In both cases it would help if the branch would be indicated nearby. I attached two mocks what attach the branch to the right of the links. A less intrusive option would be if hovering would show the branch.

img1-mock.png (1×1 px, 213 KB)

img1.png (1×1 px, 206 KB)

img2.png (1×2 px, 302 KB)

img2-mock.png (1×2 px, 304 KB)

Event Timeline

This is somewhat difficult because querying which branches a commit appears on is slow (in some cases, extremely slow; see T9898), and it is difficult to cache because a small write (pushing one new branch) can change the branches that millions of commits appear on. For example, if I do this:

$ git checkout master
$ git checkout -b master2
$ git push origin master2

...and master has 1M ancestors, I've now invalidated any branch caches for 1M commits. This workflow is very common for some installs (see some discussion of "git push = save changes" in T5000 and elsewhere).

This isn't necessarily intractable, but maybe we can find a simpler solution by understanding your workflow in more detail -- why do you end up with the same commits on multiple different branches?

In Phabricator, we end up in this situation rarely, and mostly because we sometimes cherry-pick bug fixes from master to stable.
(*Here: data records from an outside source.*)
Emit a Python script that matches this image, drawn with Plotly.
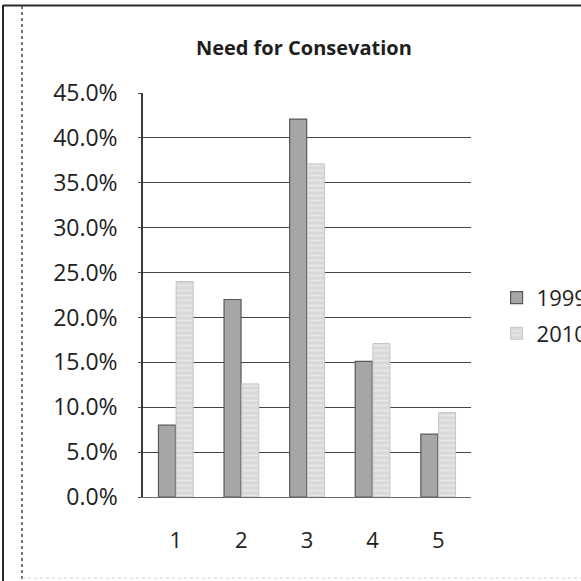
import plotly.graph_objects as go

# Survey responses by rating, share of respondents
categories = ["1", "2", "3", "4", "5"]
share_1999 = [0.080, 0.220, 0.421, 0.151, 0.070]
share_2010 = [0.240, 0.126, 0.371, 0.171, 0.094]
series_names = ["1999", "2010"]
y_ticks = [0.0, 0.05, 0.10, 0.15, 0.20, 0.25, 0.30, 0.35, 0.40, 0.45]

FONT = "Open Sans"

fig = go.Figure()
fig.add_trace(go.Bar(
    x=categories, y=share_1999, name=series_names[0],
    marker=dict(color="#a6a6a6", line=dict(color="#585858", width=1.2)),
    legendgroup="a",
))
fig.add_trace(go.Bar(
    x=categories, y=share_2010, name=series_names[1],
    marker=dict(
        color="#dedede",
        line=dict(color="#c4c4c4", width=1),
        pattern=dict(shape="-", fgcolor="#f6f6f6", bgcolor="#d9d9d9",
                     size=5, solidity=0.35),
    ),
    legendgroup="b",
))

fig.update_layout(
    width=581, height=581,
    margin=dict(l=143, r=110, t=93, b=84, autoexpand=False),
    paper_bgcolor="white", plot_bgcolor="white",
    barmode="group", bargap=0.46, bargroupgap=0.04,
    font=dict(family=FONT, color="#222222", size=22),
    title=dict(text="<b>Need for Consevation</b>", x=0.523, xanchor="center",
               y=1 - 48 / 581, yanchor="middle",
               font=dict(family=FONT, size=20, color="#1e1e1e")),
    legend=dict(x=1.078, xanchor="left", y=0.545, yanchor="top",
                tracegroupgap=4, bgcolor="rgba(0,0,0,0)",
                font=dict(family=FONT, size=22, color="#222222")),
    showlegend=True,
)
fig.update_xaxes(showgrid=False, showline=True, linecolor="#6a6a6a",
                 linewidth=1, ticks="", ticklabelstandoff=24,
                 tickfont=dict(size=22))
fig.update_yaxes(range=[0, 0.45], tickvals=y_ticks, tickformat=".1%",
                 showgrid=True, gridcolor="#444444", gridwidth=1,
                 showline=True, linecolor="#3a3a3a", linewidth=1.5,
                 ticks="outside", ticklen=3, tickcolor="#4a4a4a",
                 ticklabelstandoff=16, zeroline=False,
                 tickfont=dict(size=23))

# outer frame of the page
frame = dict(xref="paper", yref="paper", type="line")
x_px = lambda px: (px - 143) / 328
y_px = lambda py: (497 - py) / 404
fig.add_shape(**frame, x0=x_px(3), x1=x_px(3), y0=y_px(5), y1=y_px(581),
              line=dict(color="#2a2a2a", width=2))
fig.add_shape(**frame, x0=x_px(3), x1=x_px(581), y0=y_px(5.5), y1=y_px(5.5),
              line=dict(color="#2a2a2a", width=2))
fig.add_shape(**frame, x0=x_px(22), x1=x_px(22), y0=y_px(6), y1=y_px(581),
              line=dict(color="#444444", width=1.5, dash="dot"))
fig.add_shape(**frame, x0=x_px(22), x1=x_px(581), y0=y_px(578), y1=y_px(578),
              line=dict(color="#cfcfcf", width=1, dash="dot"))

fig.write_html("out.html")
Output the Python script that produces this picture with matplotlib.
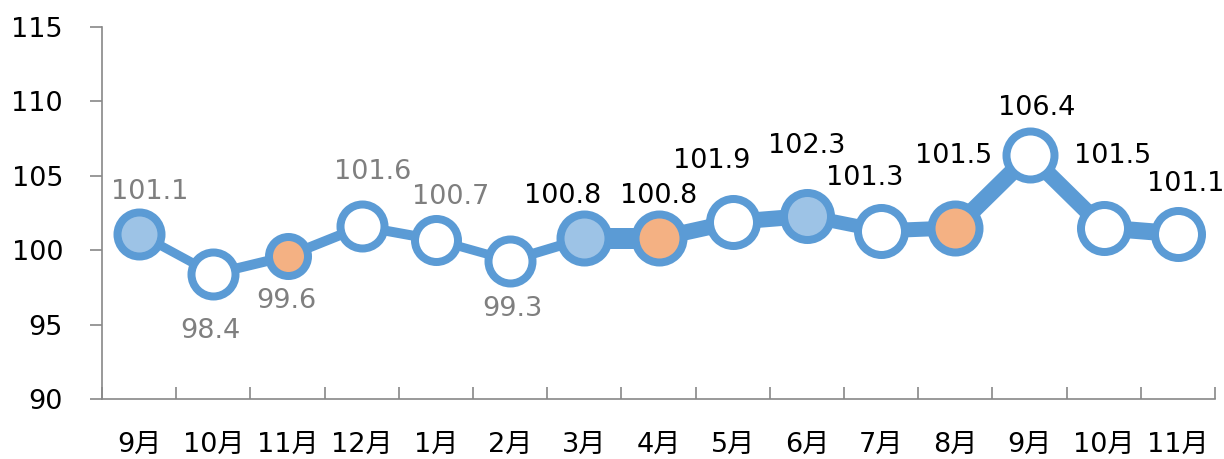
import matplotlib.pyplot as plt
from matplotlib.ticker import FixedLocator

# data
months = ["9月", "10月", "11月", "12月", "1月", "2月", "3月", "4月",
          "5月", "6月", "7月", "8月", "9月", "10月", "11月"]
values = [101.1, 98.4, 99.6, 101.6, 100.7, 99.3, 100.8, 100.8,
          101.9, 102.3, 101.3, 101.5, 106.4, 101.5, 101.1]
# which markers are filled: 0 = white, 1 = light blue, 2 = orange
highlight = [1, 0, 2, 0, 0, 0, 1, 2, 0, 1, 0, 2, 0, 0, 0]

# styling
BLUE = "#5B9BD5"
FILLS = {0: "white", 1: "#9DC3E6", 2: "#F4B183"}
PX = 0.72  # points per pixel at dpi 100
seg_width_px = [9, 10, 10, 10, 9, 10, 21, 16, 16, 14, 15, 17, 16, 17]
marker_outer_px = [52, 52, 47, 52, 51, 52, 56, 56, 55, 55, 55, 56, 56, 55, 55]
edge_px = 8
# label offsets in pixels (dx, dy) from the marker centre
label_offsets = [(11, 42), (-3, -57), (-1, -45), (11, 54), (15, 43), (2, -48),
                 (-22, 42), (0, 42), (-21, 61), (0, 70), (-16, 53), (-2, 72),
                 (7, 47), (9, 72), (8, 50)]

plt.rcParams['font.family'] = ['DejaVu Sans', 'Noto Sans CJK JP']
FS = 19.5

fig = plt.figure(figsize=(12.24, 4.59), dpi=100)
ax = fig.add_axes([102 / 1224, 1 - 399 / 459, (1215 - 102) / 1224, (399 - 27) / 459])

x = list(range(len(values)))

# line segments with varying width
for i in range(len(values) - 1):
    ax.plot(x[i:i + 2], values[i:i + 2], color=BLUE,
            linewidth=seg_width_px[i] * PX, solid_capstyle="butt", zorder=2)

# markers
for i, v in enumerate(values):
    ax.plot(x[i], v, marker="o", linestyle="none",
            markersize=(marker_outer_px[i] - edge_px) * PX,
            markeredgewidth=edge_px * PX, markeredgecolor=BLUE,
            markerfacecolor=FILLS[highlight[i]], zorder=3)

# data labels
for i, v in enumerate(values):
    dx, dy = label_offsets[i]
    ax.annotate(f"{v:.1f}", (x[i], v), xytext=(dx, dy), textcoords="offset pixels",
                ha="center", va="center", fontsize=FS,
                color="#7F7F7F" if i < 6 else "black", zorder=4)

ax.set_xlim(-0.5, len(values) - 0.5)
ax.set_ylim(90, 115)
ax.set_yticks([90, 95, 100, 105, 110, 115])
ax.tick_params(axis="y", direction="out", length=9, width=1.2, color="#888888",
               labelsize=FS, pad=19)

# x: ticks at category boundaries, labels at centres
ax.xaxis.set_major_locator(FixedLocator([i - 0.5 for i in range(len(values) + 1)]))
ax.xaxis.set_major_formatter(plt.NullFormatter())
ax.xaxis.set_minor_locator(FixedLocator(x))
ax.set_xticklabels(months, minor=True)
ax.tick_params(axis="x", which="major", direction="in", length=9, width=1.2, color="#888888")
ax.tick_params(axis="x", which="minor", length=0, labelsize=FS, pad=24)

for side in ["top", "right"]:
    ax.spines[side].set_visible(False)
for side in ["left", "bottom"]:
    ax.spines[side].set_color("#888888")
    ax.spines[side].set_linewidth(1.2)

plt.savefig("out.png", dpi=100)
To disambiguate the commits, we currently just prefix these cherry-picks with (stable) in the title. For example:

The former is the original; the latter is the cherry-pick to stable. The (stable) prefix in the subject line makes this clear in Phabricator, but also in other tools like git log --oneline, email, etc. This approach seems to work well for us, although these commits are rare enough that they're all handled manually today.

Could that be a workable approach, or are there reasons you'd prefer not to pursue it?
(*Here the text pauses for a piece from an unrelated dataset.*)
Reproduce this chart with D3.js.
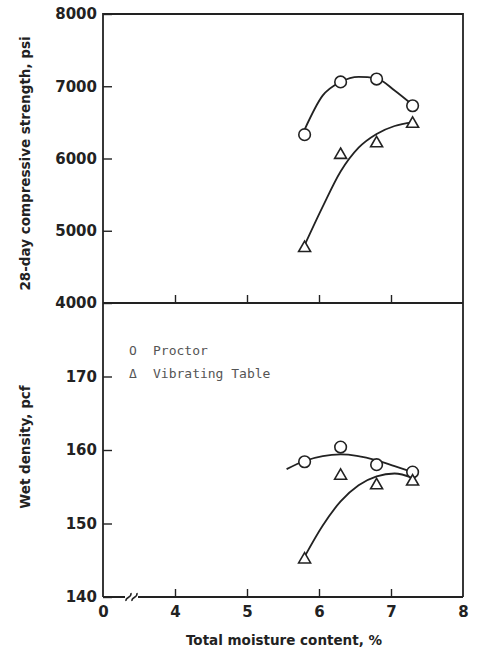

("We don't want to do that just to make Phabricator work" is a completely reasonable response, but at least in this project this practice seems useful and we'd probably keep doing it even if branch information was more accessible.)

We routinely have multiple commits on multiple branches because we mirror (via Harbormaster) our master branch to an experimental/master branch. This is safe because the two branches are never touching the same paths.

The simplified version of the script that does the cherry-picking is following:

commits=$(git cherry origin/experimental/master HEAD | grep '^\+ ' | cut -d ' ' -f2 | xargs) 
if [[ -n "$commits" ]]; then
  (git cherry-pick --abort; true) &&
  git reset --hard origin/experimental/master &&
  git cherry-pick $commits &&
  git push origin HEAD:experimental/master
fi

I don't see how to automatically attach a prefix to the title using git cherry-pick. In our case the commits coming from the master are obvious because they require code review (hence include things like Summary: and Reviewers:) while the commits on the experimental/master don't.

I think you could do something like this (made-up pseudocode because my bash is garbage):

git reset --hard ...
foreach ($commits as $commit) {
  git cherry-pick $commit && git log -n 1 --format="(experimental) %B" HEAD | git commit --amend -F -
}
git push origin ...

You could also possibly set Diffusion to track only master (and not experimental/master) like this:

Screen Shot 2017-04-12 at 3.12.32 PM.png (884×1 px, 102 KB)

But that's only useful if you never care about experimental/master.

Er, that wasn't even close -- this is simpler and actually works:

... && git log -n 1 --format="(experimental) %B" HEAD | git commit --amend -F -

Thanks for the suggestion. I'm trying that now.

I can confirm that the solution works properly. Once again, thanks! :-)

epriestley claimed this task.

Great! Handling of branches is definitely something we'd like to improve in the future, but most of the improvements we have planned require significant amounts of work. If you eventually run into limitations with this approach, hopefully we'll have some improvements in place by then.